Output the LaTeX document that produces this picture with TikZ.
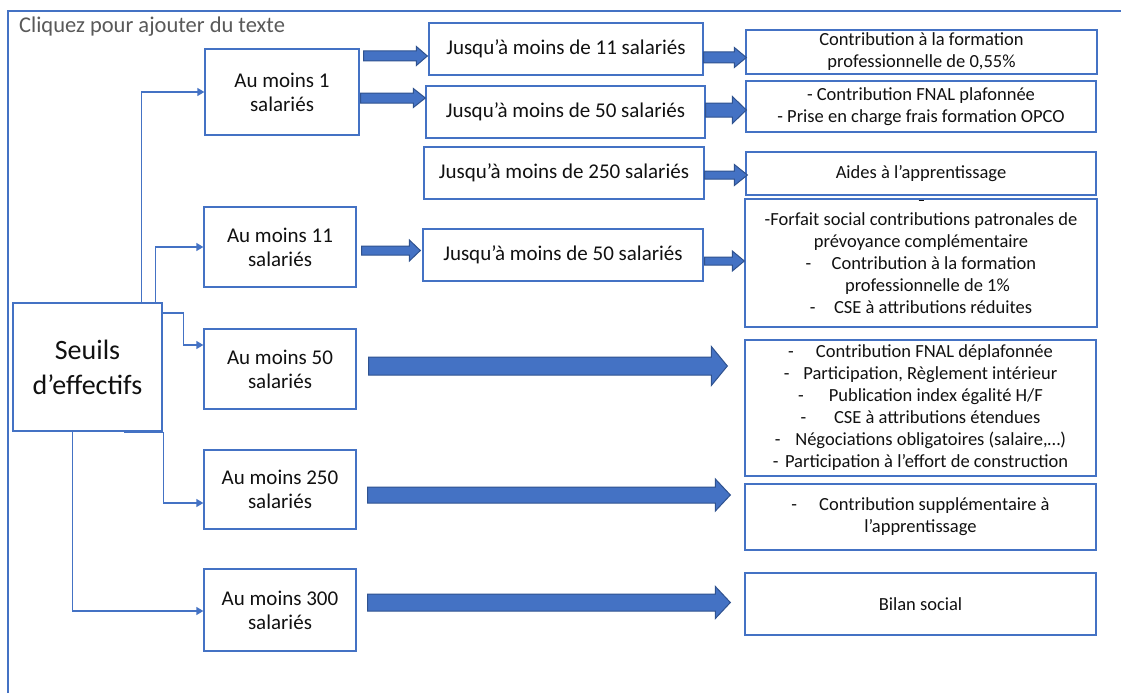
\documentclass[tikz,border=0pt]{standalone}
\usepackage{fontspec}
\setmainfont{Carlito}
\usetikzlibrary{calc,arrows.meta}
\definecolor{boxblue}{HTML}{4472C4}
\definecolor{arrline}{HTML}{2F528F}
\definecolor{txt}{HTML}{111111}
\definecolor{ttl}{HTML}{595959}
\newcommand\fmid{\fontsize{21}{24}\selectfont}
\newcommand\fright{\fontsize{18.5}{22}\selectfont}
\newcommand\fbig{\fontsize{28}{35}\selectfont}
% block arrow: #1 src node, #2 tgt node, #3 image y, #4 start gap, #5 end gap, #6 shaft hw, #7 head hw, #8 head length
\newcommand\barrow[8]{%
  \draw[bigarr] let \p1=($(#1.east |- 0,#3)+(#4,0)$), \p2=($(#2.west |- 0,#3)+(-#5,0)$) in
    (\x1,\y1+#6) -- (\x2-#8,\y1+#6) -- (\x2-#8,\y1+#7) -- (\x2,\y1) --
    (\x2-#8,\y1-#7) -- (\x2-#8,\y1-#6) -- (\x1,\y1-#6) -- cycle;}
\newcommand\dsh[1]{-\hspace{#1}}
\begin{document}
\begin{tikzpicture}[x=1pt,y=-1pt,
  box/.style={draw=boxblue, line width=1.3pt, inner sep=0pt, align=center, text=txt, font=\fmid},
  rbox/.style={box, font=\fright},
  bigarr/.style={fill=boxblue, draw=arrline, line width=1pt, line join=miter},
  conn/.style={draw=boxblue, line width=1.3pt, -{Triangle[length=7pt,width=8pt]}},
  frame/.style={draw=boxblue, line width=1.2pt}]
\useasboundingbox[fill=white] (0,0) rectangle (1121,693);

\draw[frame] (8,693) -- (8,11) -- (1121,11);
\node[anchor=west, text=ttl, font=\fontsize{22.5}{26}\selectfont, inner sep=0pt] (title) at (19,27) {Cliquez pour ajouter du texte};

% left column
\node[box, font=\fbig, minimum width=149, minimum height=128] (seuils) at (87.5,367) {Seuils\\d’effectifs};
\node[box, minimum width=154, minimum height=86] (am1) at (282,92) {Au moins 1\\salariés};
\node[box, minimum width=152, minimum height=80] (am11) at (280,247) {Au moins 11\\salariés};
\node[box, minimum width=152, minimum height=80] (am50) at (280,369) {Au moins 50\\salariés};
\node[box, minimum width=152, minimum height=79] (am250) at (280,489.5) {Au moins 250\\salariés};
\node[box, minimum width=152, minimum height=82] (am300) at (280,610) {Au moins 300\\salariés};

% middle column
\node[box, minimum width=274, minimum height=52] (j11) at (566,49) {Jusqu’à moins de 11 salariés};
\node[box, minimum width=279, minimum height=52] (j50a) at (565.5,112) {Jusqu’à moins de 50 salariés};
\node[box, minimum width=280, minimum height=52] (j250) at (564,173) {Jusqu’à moins de 250 salariés};
\node[box, minimum width=280, minimum height=52] (j50b) at (563,255) {Jusqu’à moins de 50 salariés};

% right column
\node[rbox, minimum width=351, minimum height=44] (r1) at (921.5,52) {Contribution à la formation\\professionnelle de 0,55\%};
\node[rbox, minimum width=350, minimum height=51] (r2) at (921,106.5) {- Contribution FNAL plafonnée\\- Prise en charge frais formation OPCO};
\node[rbox, minimum width=350, minimum height=43] (r3) at (921,173.5) {Aides à l’apprentissage};
\node[rbox, minimum width=352, minimum height=128] (r4) at (921,263) {-Forfait social contributions patronales de\\prévoyance complémentaire\\\dsh{1.1em}Contribution à la formation\\\hspace{0.7em}professionnelle de 1\%\\\dsh{1em}CSE à attributions réduites};
\node[rbox, minimum width=351, minimum height=136] (r5) at (920.5,408) {\dsh{1.2em}Contribution FNAL déplafonnée\\\dsh{0.75em}Participation, Règlement intérieur\\\dsh{1.35em}Publication index égalité H/F\\\dsh{1.5em}CSE à attributions étendues\\\dsh{0.8em}Négociations obligatoires (salaire,…)\\\dsh{0.35em}Participation à l’effort de construction};
\node[rbox, minimum width=351, minimum height=66] (r6) at (920.5,517) {\dsh{1.2em}Contribution supplémentaire à\\l’apprentissage};
\node[rbox, minimum width=351, minimum height=62] (r7) at (920.5,604) {Bilan social};
\draw[txt, line width=1.2pt] ($(r4.north)+(-2.5,2)$) -- ++(5,0);

% thin connectors
\draw[conn] ($(seuils.north west)+(129,0)$) |- (am1.west);
\draw[conn] ($(seuils.north west)+(143,0)$) |- (am11.west);
\draw[conn] (seuils.east |- 0,313) -- ++(21,0) |- ($(am50.west)+(0,-24)$);
\draw[conn] ($(seuils.south west)+(112,1)$) -- ++(39,0) |- ($(am250.west)+(0,13.5)$);
\draw[conn] ($(seuils.south west)+(60,0)$) |- ($(am300.west)+(0,1)$);

% block arrows
\barrow{am1}{j11}{56}{4}{1}{5}{9.5}{11}
\barrow{am1}{j50a}{98}{1}{0}{5}{9.5}{12}
\barrow{am11}{j50b}{250.5}{5}{2}{4.5}{10.5}{11}
\barrow{j11}{r1}{57.5}{0}{-1}{5.5}{10}{12}
\barrow{j50a}{r2}{110}{0}{-1}{7}{13.5}{14}
\barrow{j250}{r3}{175}{0}{-2}{4}{10.5}{13}
\barrow{j50b}{r4}{261}{1}{0}{4}{10}{12}
\barrow{am50}{r5}{366}{12}{17}{9}{19.5}{16}
\barrow{am250}{r6}{495}{11}{14}{8}{16}{15}
\barrow{am300}{r7}{602.5}{11}{14}{8.5}{16}{15}
\end{tikzpicture}
\end{document}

◆ Problem to solve ◆
Leave out the pictures and give the listing above again exactly.

◆ Result ◆
Output the LaTeX document that produces this picture with TikZ.
\documentclass[tikz,border=0pt]{standalone}
\usepackage{fontspec}
\setmainfont{Carlito}
\usetikzlibrary{calc,arrows.meta}
\definecolor{boxblue}{HTML}{4472C4}
\definecolor{arrline}{HTML}{2F528F}
\definecolor{txt}{HTML}{111111}
\definecolor{ttl}{HTML}{595959}
\newcommand\fmid{\fontsize{21}{24}\selectfont}
\newcommand\fright{\fontsize{18.5}{22}\selectfont}
\newcommand\fbig{\fontsize{28}{35}\selectfont}
% block arrow: #1 src node, #2 tgt node, #3 image y, #4 start gap, #5 end gap, #6 shaft hw, #7 head hw, #8 head length
\newcommand\barrow[8]{%
  \draw[bigarr] let \p1=($(#1.east |- 0,#3)+(#4,0)$), \p2=($(#2.west |- 0,#3)+(-#5,0)$) in
    (\x1,\y1+#6) -- (\x2-#8,\y1+#6) -- (\x2-#8,\y1+#7) -- (\x2,\y1) --
    (\x2-#8,\y1-#7) -- (\x2-#8,\y1-#6) -- (\x1,\y1-#6) -- cycle;}
\newcommand\dsh[1]{-\hspace{#1}}
\begin{document}
\begin{tikzpicture}[x=1pt,y=-1pt,
  box/.style={draw=boxblue, line width=1.3pt, inner sep=0pt, align=center, text=txt, font=\fmid},
  rbox/.style={box, font=\fright},
  bigarr/.style={fill=boxblue, draw=arrline, line width=1pt, line join=miter},
  conn/.style={draw=boxblue, line width=1.3pt, -{Triangle[length=7pt,width=8pt]}},
  frame/.style={draw=boxblue, line width=1.2pt}]
\useasboundingbox[fill=white] (0,0) rectangle (1121,693);

\draw[frame] (8,693) -- (8,11) -- (1121,11);
\node[anchor=west, text=ttl, font=\fontsize{22.5}{26}\selectfont, inner sep=0pt] (title) at (19,27) {Cliquez pour ajouter du texte};

% left column
\node[box, font=\fbig, minimum width=149, minimum height=128] (seuils) at (87.5,367) {Seuils\\d’effectifs};
\node[box, minimum width=154, minimum height=86] (am1) at (282,92) {Au moins 1\\salariés};
\node[box, minimum width=152, minimum height=80] (am11) at (280,247) {Au moins 11\\salariés};
\node[box, minimum width=152, minimum height=80] (am50) at (280,369) {Au moins 50\\salariés};
\node[box, minimum width=152, minimum height=79] (am250) at (280,489.5) {Au moins 250\\salariés};
\node[box, minimum width=152, minimum height=82] (am300) at (280,610) {Au moins 300\\salariés};

% middle column
\node[box, minimum width=274, minimum height=52] (j11) at (566,49) {Jusqu’à moins de 11 salariés};
\node[box, minimum width=279, minimum height=52] (j50a) at (565.5,112) {Jusqu’à moins de 50 salariés};
\node[box, minimum width=280, minimum height=52] (j250) at (564,173) {Jusqu’à moins de 250 salariés};
\node[box, minimum width=280, minimum height=52] (j50b) at (563,255) {Jusqu’à moins de 50 salariés};

% right column
\node[rbox, minimum width=351, minimum height=44] (r1) at (921.5,52) {Contribution à la formation\\professionnelle de 0,55\%};
\node[rbox, minimum width=350, minimum height=51] (r2) at (921,106.5) {- Contribution FNAL plafonnée\\- Prise en charge frais formation OPCO};
\node[rbox, minimum width=350, minimum height=43] (r3) at (921,173.5) {Aides à l’apprentissage};
\node[rbox, minimum width=352, minimum height=128] (r4) at (921,263) {-Forfait social contributions patronales de\\prévoyance complémentaire\\\dsh{1.1em}Contribution à la formation\\\hspace{0.7em}professionnelle de 1\%\\\dsh{1em}CSE à attributions réduites};
\node[rbox, minimum width=351, minimum height=136] (r5) at (920.5,408) {\dsh{1.2em}Contribution FNAL déplafonnée\\\dsh{0.75em}Participation, Règlement intérieur\\\dsh{1.35em}Publication index égalité H/F\\\dsh{1.5em}CSE à attributions étendues\\\dsh{0.8em}Négociations obligatoires (salaire,…)\\\dsh{0.35em}Participation à l’effort de construction};
\node[rbox, minimum width=351, minimum height=66] (r6) at (920.5,517) {\dsh{1.2em}Contribution supplémentaire à\\l’apprentissage};
\node[rbox, minimum width=351, minimum height=62] (r7) at (920.5,604) {Bilan social};
\draw[txt, line width=1.2pt] ($(r4.north)+(-2.5,2)$) -- ++(5,0);

% thin connectors
\draw[conn] ($(seuils.north west)+(129,0)$) |- (am1.west);
\draw[conn] ($(seuils.north west)+(143,0)$) |- (am11.west);
\draw[conn] (seuils.east |- 0,313) -- ++(21,0) |- ($(am50.west)+(0,-24)$);
\draw[conn] ($(seuils.south west)+(112,1)$) -- ++(39,0) |- ($(am250.west)+(0,13.5)$);
\draw[conn] ($(seuils.south west)+(60,0)$) |- ($(am300.west)+(0,1)$);

% block arrows
\barrow{am1}{j11}{56}{4}{1}{5}{9.5}{11}
\barrow{am1}{j50a}{98}{1}{0}{5}{9.5}{12}
\barrow{am11}{j50b}{250.5}{5}{2}{4.5}{10.5}{11}
\barrow{j11}{r1}{57.5}{0}{-1}{5.5}{10}{12}
\barrow{j50a}{r2}{110}{0}{-1}{7}{13.5}{14}
\barrow{j250}{r3}{175}{0}{-2}{4}{10.5}{13}
\barrow{j50b}{r4}{261}{1}{0}{4}{10}{12}
\barrow{am50}{r5}{366}{12}{17}{9}{19.5}{16}
\barrow{am250}{r6}{495}{11}{14}{8}{16}{15}
\barrow{am300}{r7}{602.5}{11}{14}{8.5}{16}{15}
\end{tikzpicture}
\end{document}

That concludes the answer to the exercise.